Results interpretation
For comparison between all three platforms, we sought to the windowing/autocorrelation block. It was chosen since it is a voice compression technique bottleneck, it was also easily portable between all three devices. Figure 5 shows the timings plotted in logarithmic scale.
The execution time of windowing/autocorrelation on different platforms: (a) without transfer time; (b) with transfer time. This time is plotted in logarithmic scale.
From timings given in Figure 5(a) it is clear that the FPGA achieved the windowing/autocorrelation the fastest. The FPGA computes the windowing/ autocorrelation up to five times faster than the optimized GPU implementation. What is missing is the transfer time to send and receive the data. For the FPGA, this time can reach up to 100 µs against 4 µs for the GPU. The underlying reason is that the FPGA is connected to the PC through an adept USB port where the exchange data can reach up to 38 MB/s. While direct read and write accesses to the device memory of the GPU are allowed through PCI-Express, which has a theoretical peak throughput of 16 GB/s.
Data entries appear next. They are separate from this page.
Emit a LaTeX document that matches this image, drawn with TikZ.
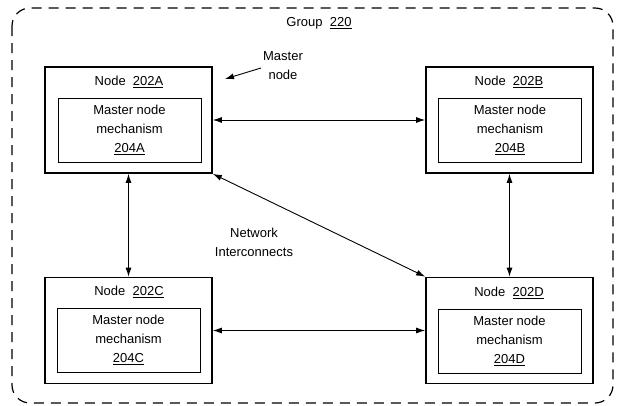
\documentclass[tikz,border=0pt]{standalone}
\usepackage{fontspec}
\setmainfont{Liberation Sans}
\usepackage{tikz}
\usetikzlibrary{arrows.meta,positioning}

\tikzset{
  nodebox/.style={draw, line width=1.7pt, minimum width=167pt, minimum height=106pt},
  mechbox/.style={draw, line width=0.7pt, minimum width=143pt, minimum height=64pt, align=center},
  link/.style={{Latex[length=9pt,width=6pt]}-{Latex[length=9pt,width=6pt]}, line width=0.9pt},
}

\begin{document}
\begin{tikzpicture}[x=1pt,y=-1pt,
    every node/.style={font=\fontsize{13}{19}\selectfont, inner sep=0pt}]
    \useasboundingbox (0,0) rectangle (619,405);

    % Group
    \draw[dashed, dash pattern=on 10pt off 7pt, line width=1.2pt, rounded corners=18pt]
        (12,8) rectangle (613,403);
    \node (grouplabel) at (319,23) {Group\ \ \underline{220}};

    % Node A
    \node[nodebox] (A) at (128.5,120) {};
    \node (Atitle) at (129,82) {Node\ \ \underline{202A}};
    \node[mechbox] (Amech) at (129.5,130) {Master node\\mechanism\\\underline{204A}};

    % Node B
    \node[nodebox] (B) at (509.5,120) {};
    \node (Btitle) at (509,82) {Node\ \ \underline{202B}};
    \node[mechbox] (Bmech) at (510,130) {Master node\\mechanism\\\underline{204B}};

    % Node C
    \node[nodebox] (C) at (128.5,330.5) {};
    \node (Ctitle) at (129,292) {Node\ \ \underline{202C}};
    \node[mechbox] (Cmech) at (128.5,340) {Master node\\mechanism\\\underline{204C}};

    % Node D
    \node[nodebox] (D) at (509.5,330.5) {};
    \node (Dtitle) at (509,293) {Node\ \ \underline{202D}};
    \node[mechbox] (Dmech) at (509.5,341) {Master node\\mechanism\\\underline{204D}};

    % Master node label
    \node[align=center] (mlabel) at (283,66) {Master\\node};
    \coordinate (mtip) at (225,79);
    \draw[-{Latex[length=9pt,width=6pt]}, line width=0.9pt] (mlabel.west) ++(-2,2) -- (mtip);

    % Network interconnects
    \node[align=center] (netlabel) at (254,242) {Network\\Interconnects};
    \draw[link] (A.east) -- (B.west);
    \draw[link] (A.south) -- (C.north);
    \draw[link] (B.south) -- (D.north);
    \draw[link] (C.east) -- (D.west);
    \draw[link] (A.south east) -- (D.north west);
\end{tikzpicture}
\end{document}
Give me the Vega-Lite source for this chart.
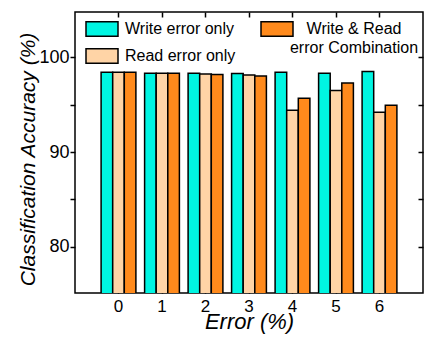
{
  "$schema": "https://vega.github.io/schema/vega-lite/v6.json",
  "width": 348,
  "height": 281,
  "autosize": "none",
  "padding": {"left": 75, "top": 12, "right": 11, "bottom": 46},
  "background": "white",
  "data": {"values": [
    {"error": "0", "series": "Write error only", "acc": 98.43},
    {"error": "0", "series": "Read error only", "acc": 98.43},
    {"error": "0", "series": "Write & Read error Combination", "acc": 98.43},
    {"error": "1", "series": "Write error only", "acc": 98.33},
    {"error": "1", "series": "Read error only", "acc": 98.33},
    {"error": "1", "series": "Write & Read error Combination", "acc": 98.33},
    {"error": "2", "series": "Write error only", "acc": 98.33},
    {"error": "2", "series": "Read error only", "acc": 98.25},
    {"error": "2", "series": "Write & Read error Combination", "acc": 98.2},
    {"error": "3", "series": "Write error only", "acc": 98.3},
    {"error": "3", "series": "Read error only", "acc": 98.15},
    {"error": "3", "series": "Write & Read error Combination", "acc": 98.04},
    {"error": "4", "series": "Write error only", "acc": 98.43},
    {"error": "4", "series": "Read error only", "acc": 94.41},
    {"error": "4", "series": "Write & Read error Combination", "acc": 95.68},
    {"error": "5", "series": "Write error only", "acc": 98.33},
    {"error": "5", "series": "Read error only", "acc": 96.49},
    {"error": "5", "series": "Write & Read error Combination", "acc": 97.3},
    {"error": "6", "series": "Write error only", "acc": 98.5},
    {"error": "6", "series": "Read error only", "acc": 94.2},
    {"error": "6", "series": "Write & Read error Combination", "acc": 94.94}
  ]},
  "layer": [
    {
      "mark": {"type": "bar", "stroke": "black", "strokeWidth": 1.5, "clip": true, "opacity": 1},
      "encoding": {
        "x": {"field": "error", "type": "nominal", "sort": ["0","1","2","3","4","5","6"],
          "scale": {"type": "band", "paddingInner": 0.2, "paddingOuter": 0.6},
          "axis": {"orient": "bottom", "title": "Error (%)", "titleFontStyle": "italic", "titleFontSize": 22, "titlePadding": -3,
            "labelAngle": 0, "labelFontSize": 17, "tickSize": -5, "labelPadding": 10, "bandPosition": 0.5}},
        "xOffset": {"field": "series", "type": "nominal",
          "sort": ["Write error only", "Read error only", "Write & Read error Combination"],
          "scale": {"paddingInner": 0, "paddingOuter": 0}},
        "y": {"field": "acc", "type": "quantitative",
          "scale": {"domain": [75.1, 104.8], "zero": false, "nice": false},
          "axis": {"orient": "left", "values": [80, 85, 90, 95, 100],
            "labelExpr": "datum.value % 10 == 0 ? datum.label : ''",
            "title": "Classification Accuracy (%)", "titleFontStyle": "italic", "titleFontSize": 21, "titlePadding": 0, "titleY": 147,
            "labelFontSize": 18, "tickSize": 5, "labelPadding": 1}},
        "color": {"field": "series", "type": "nominal",
          "scale": {"domain": ["Write error only", "Read error only", "Write & Read error Combination"],
                    "range": ["#00F5E2", "#FFD4A6", "#FF8A1C"]},
          "legend": {"orient": "none", "legendX": 10, "legendY": 0, "columns": 2, "title": null, "gridAlign": "none",
            "symbolType": "M-1,-0.45H1V0.45H-1Z", "symbolSize": 1024, "symbolStrokeColor": "black", "symbolStrokeWidth": 1.5,
            "symbolOpacity": 1, "labelFont": "Liberation Sans", "labelFontSize": 16, "labelColor": "black", "labelOffset": 6,
            "columnPadding": 22, "rowPadding": -17, "padding": 0, "labelLimit": 300,
            "labelExpr": "datum.label == 'Write & Read error Combination' ? ['Write & Read', 'error Combination'] : datum.label",
            "encode": {"labels": {"update": {
              "align": {"signal": "datum.value == 'Write & Read error Combination' ? 'center' : 'left'"},
              "dx": {"signal": "datum.value == 'Write & Read error Combination' ? 54 : 0"},
              "lineHeight": {"value": 19}
            }}}}}
      }
    },
    {
      "mark": {"type": "bar", "opacity": 0},
      "encoding": {
        "x": {"field": "error", "type": "nominal", "sort": ["0","1","2","3","4","5","6"],
          "axis": {"orient": "top", "labels": false, "title": null, "tickSize": -5, "bandPosition": 0.5}},
        "y": {"field": "acc", "type": "quantitative",
          "axis": {"orient": "right", "values": [80, 85, 90, 95, 100], "labels": false, "title": null, "tickSize": -5}}
      }
    }
  ],
  "resolve": {"axis": {"x": "independent", "y": "independent"}},
  "config": {
    "view": {"stroke": "black", "strokeWidth": 1.5},
    "axis": {"domain": false, "grid": false, "tickColor": "black", "tickWidth": 1.5,
      "labelFont": "Liberation Sans", "labelColor": "black", "titleFont": "Liberation Sans", "titleColor": "black", "titleFontWeight": "normal"},
    "text": {"font": "Liberation Sans"}
  }
}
As shown in Figure 5(b), with this time added in, the FPGA becomes slower than the GPU. Now, the GPU is the fastest at 4 times faster than the FPGA and 48 times faster than the CPU.
Conclusion
We have compared the performance of GPU with FPGA and CPU using a well-known algorithm in audio processing. We note that GPU has a potential for achieving impressive speedups of up to 4 × compared to the FPGA and around 48 × compared to a sequential execution. To attain these objectives gain, careful consideration should, therefore, be given to optimizing computation on the GPU architecture.
In fact, instructions optimization and efficiently utilizing the on-chip shared memory lead to highly parallel cost computations.
These findings are helpful in comparing the three systems discussed as well as in comparison with other devices making future research object; especially as new studies have enabled designers to embark on the same die both CPUs and GPUs, thus promoting the reduction of data transfer times and a substantial performance increase.